La cruz y la dopamina

27 septiembre 2024

Poco después de mi regreso de África, tras más de veinte años viviendo en aquel continente, me incorporé a un colegio como profesor en la ESO. Un día vi en el patio de recreo a una adolescente que hiperventilaba, al tiempo que sollozaba estrepitosamente, rodeada de una nube de compañeras solícitas. Extrañado, me acerqué a una de sus amables amigas para preguntar qué sucedía. Ante mi pregunta me respondió escuetamente: “Es un ataque de ansiedad”.

Me sorprendió oír esa expresión, que no había oído en décadas, y también el aplomo con el que emitió el diagnóstico la improvisada enfermera. “Crisis de ansiedad”. Un término que se había incorporado al vocabulario ordinario de unos adolescentes de la ESO, como si de algo familiar se tratase.

Llegado a este punto, seguí indagando, con mi curiosidad de recién llegado a una tribu que me resultaba cada vez más extraña:

“¿Y qué le ha pasado?” – Yo imaginé que se trataría de una desgracia mayor, como la enfermedad de alguien de su familia, o el anuncio de una súbita defunción.
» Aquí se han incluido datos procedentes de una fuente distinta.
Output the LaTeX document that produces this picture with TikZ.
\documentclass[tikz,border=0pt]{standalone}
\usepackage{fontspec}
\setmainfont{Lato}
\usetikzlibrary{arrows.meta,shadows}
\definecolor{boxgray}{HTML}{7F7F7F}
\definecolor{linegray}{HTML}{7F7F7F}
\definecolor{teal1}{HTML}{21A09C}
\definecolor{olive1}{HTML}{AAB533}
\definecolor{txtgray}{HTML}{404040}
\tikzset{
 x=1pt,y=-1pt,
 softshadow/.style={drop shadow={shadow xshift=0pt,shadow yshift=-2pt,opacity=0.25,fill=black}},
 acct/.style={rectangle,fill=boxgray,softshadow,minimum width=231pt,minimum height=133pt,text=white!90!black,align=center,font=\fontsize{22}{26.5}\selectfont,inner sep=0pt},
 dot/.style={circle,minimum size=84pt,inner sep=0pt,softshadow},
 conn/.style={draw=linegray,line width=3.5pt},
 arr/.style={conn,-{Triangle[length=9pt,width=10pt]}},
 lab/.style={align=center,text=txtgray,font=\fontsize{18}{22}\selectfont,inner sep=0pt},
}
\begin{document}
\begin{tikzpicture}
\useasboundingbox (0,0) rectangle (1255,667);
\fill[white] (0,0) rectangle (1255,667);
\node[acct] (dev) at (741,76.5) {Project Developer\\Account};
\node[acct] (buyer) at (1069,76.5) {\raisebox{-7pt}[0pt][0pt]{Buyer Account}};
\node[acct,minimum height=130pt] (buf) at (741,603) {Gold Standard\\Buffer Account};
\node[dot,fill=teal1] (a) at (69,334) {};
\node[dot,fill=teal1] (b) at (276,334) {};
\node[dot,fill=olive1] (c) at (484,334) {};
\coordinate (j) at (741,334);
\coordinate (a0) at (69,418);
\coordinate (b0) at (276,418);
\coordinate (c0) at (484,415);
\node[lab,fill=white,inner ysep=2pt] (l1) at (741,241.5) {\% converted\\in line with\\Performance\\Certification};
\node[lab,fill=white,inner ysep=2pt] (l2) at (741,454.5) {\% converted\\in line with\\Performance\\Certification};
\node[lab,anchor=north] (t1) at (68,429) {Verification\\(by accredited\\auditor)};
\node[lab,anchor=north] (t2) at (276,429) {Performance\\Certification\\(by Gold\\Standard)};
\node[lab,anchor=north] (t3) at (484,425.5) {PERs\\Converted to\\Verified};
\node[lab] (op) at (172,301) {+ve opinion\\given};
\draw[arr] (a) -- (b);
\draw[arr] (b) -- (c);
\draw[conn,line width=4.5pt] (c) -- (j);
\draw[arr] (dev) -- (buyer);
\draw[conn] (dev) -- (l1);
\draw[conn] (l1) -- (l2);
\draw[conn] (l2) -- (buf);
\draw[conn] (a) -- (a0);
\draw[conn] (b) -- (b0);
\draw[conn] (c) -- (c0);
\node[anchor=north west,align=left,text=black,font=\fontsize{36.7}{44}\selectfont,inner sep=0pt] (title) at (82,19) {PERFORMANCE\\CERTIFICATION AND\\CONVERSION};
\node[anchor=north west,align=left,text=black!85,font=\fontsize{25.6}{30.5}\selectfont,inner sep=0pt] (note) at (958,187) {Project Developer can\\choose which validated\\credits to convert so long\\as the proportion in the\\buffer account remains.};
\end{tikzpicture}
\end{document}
Pero no.
“Ha suspendido el examen de mates”- respondió la interpelada.

Yo debí poner cara de no entender nada… y pensé que era mal síntoma que el hecho tan banal de suspender un examen al inicio del curso provocara tal hecatombe emocional, y, por añadidura, tal reacción debía de ser de lo más corriente, pues las adolescentes utilizaban con soltura el vocablo psicológico específico para designar el cuadro clínico de la afectada.

Aquella primera impresión se vio reforzada posteriormente con otras muchas situaciones similares.

Hoy crece la preocupación por los problemas de salud mental especialmente entre niños y adolescentes. Pienso que el estilo educativo tiene mucho que ver con esto. Sin pretensiones de dar nada por sentado, pienso que hay un error de fondo en la forma de educar. Y eso tiene que ver con la gestión de las frustraciones.

La frustración es necesaria en la educación para anclarnos en la realidad y salir de la infancia. Porque a temprana edad el niño es totalmente dependiente, y se han de satisfacer todas sus necesidades, pero a medida que crece, debe ir aprendiendo que sus deseos no siempre se pueden realizar, por lo menos, en el momento en el que él quiere.

Eso es algo que el sentido común de todas las culturas del mundo ha entendido hasta que aparecieron los gurús de la educación. En las culturas antiguas, esto se aprende enseguida, pues, en cuanto el niño es capaz de realizar una tarea, como llevar a su hermanito en la espalda, o cuidar de una cabra de la familia, se le hace responsable, y eso no se discute, ni se le pregunta si le gusta o no. El niño aprende pronto el principio de realidad. A veces con dureza. Pero es seguro que estos niños no van a padecer crisis de ansiedad cuando lleguen a la adolescencia. Nadie necesitará explicarles que la realidad no se somete a sus caprichos, sino que cada individuo se ha de adaptar a la realidad. Lo han aprendido desde pequeños.

Una vez roto este principio tan de sentido común; tan presente en todas las culturas; tan evidente… vienen todos los desaguisados.

Hablando con profesoras de la etapa de infantil es frecuente escuchar el caso de niños de tres años que son incapaces de adoptar disciplina alguna y someterse a las normas de clase, porque en su casa jamás han escuchado un “no”. La gran preocupación de estos progenitores es que sus hijos “no se frustren”, como si eso fuera la gran desgracia.
Pues lo más sano es lo contrario; es enseñar gradualmente a esas tiernas criaturas que la realidad no es como uno quiere que sea. Que los demás no pueden plegarse continuamente a sus caprichos.

Que uno tiene sus limitaciones y no sabe ni puede hacer todo.

Que los demás ni deben ni pueden estar continuamente pendientes de sus santos caprichos, como ocurrió en los primeros meses de vida.

Que el mundo no gira en torno a ellos.

Estos padres se creen obligados a preguntar al niño qué quiere comer; dónde quieren ir el fin de semana.

Una buena terapia es la de Jesús: la de pensar en los demás; estar pendiente de las necesidades ajenas. Preocuparse de la felicidad de las personas que sufren.
Supone salir de la eterna infancia; porque vivir para los otros es sanador. Cura de muchas crisis de ansiedad y de autoestima; porque es amando como una persona crece; olvida sus complejos; pasa menos tiempo delante del espejo, y se preocupa más de lo que le falta a otros que de los kilos de más que indica la báscula. La sabiduría de la cruz, en definitiva, es una buena terapia frente a la autorreferencia tóxica.